Organizational support for Registries

(this section is left here for the cases where a W3C spec needs a registry and IANA and its processes don't fit the needs... it's intended to be specific to W3C,)

How to encourage W3C staff & working group participants to manage the registration information, update the chair document on establishing and managing registries and extensibility points. Other registrations have their own administrative procedure. A regular "have obligations related to registration been met" check into the W3C document publication/advancement procedure.

Some possible findings:

Registries should allow updates, and note warnings. In particular, documents rarely change without making a change which is incompatible in at least one direction (old content is invalid under the new definition, vs. new content is invalid or not processed interoperably in the old value.).
If specifications are "forked" in incompatible ways, then use separate names for the forks. If the same name is used for multiple forks (specifications which diverge technically) and where different implementations are widely deployed, the registry should contain pointers to all of the different specification branches. This means that in those cases, the registry entry cannot be in the same document as a description of only one of the forks.
Do NOT attempt to encode parameter status in the name; do not use "vnd.", or "x-".
There is a tradeoff between requiring that registry entries contain complete information and the goal of insuring the registry contains at least some information about identifiers likely to be encountered.

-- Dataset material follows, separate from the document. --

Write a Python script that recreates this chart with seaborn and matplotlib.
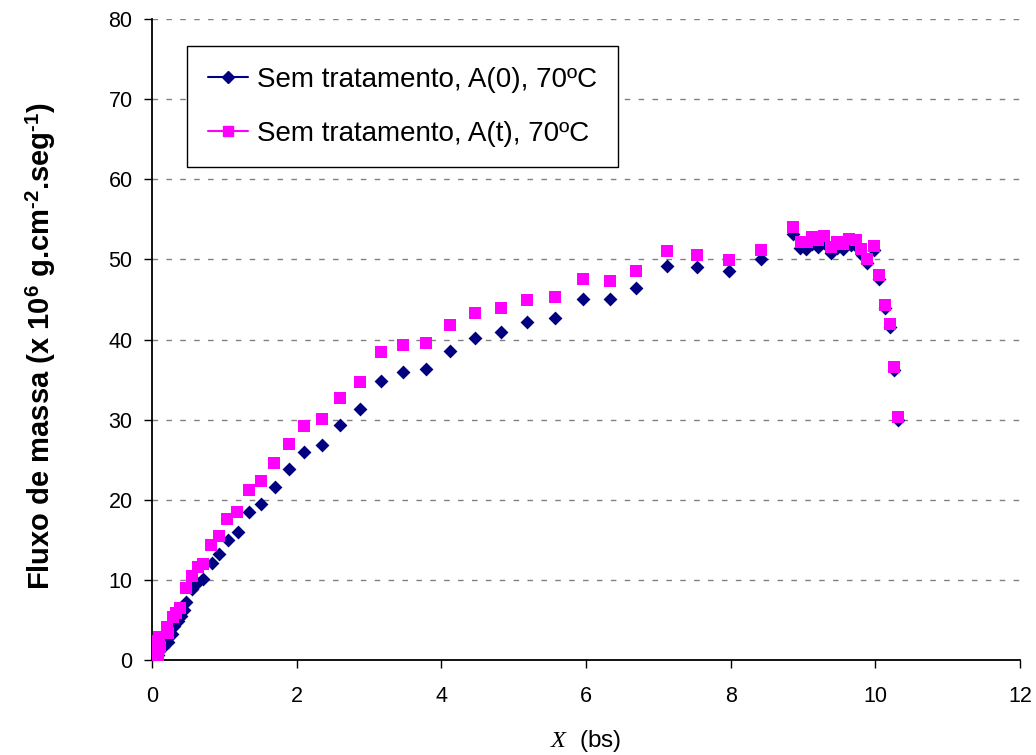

In general, the cost of using unregistered values must be non-negligible to the organizations allowed or encouraged to register a value, if a distributed development community is to use the registry.
W3C specifications SHOULD use IANA registration methods for those extensibility points which are shared with other (IETF-managed) application protocols, rather than inventing their own registries.
Any extensibility points in a W3C specification MUST be explicit about the method and management of the registration of new values in a public, fair, and transparent way.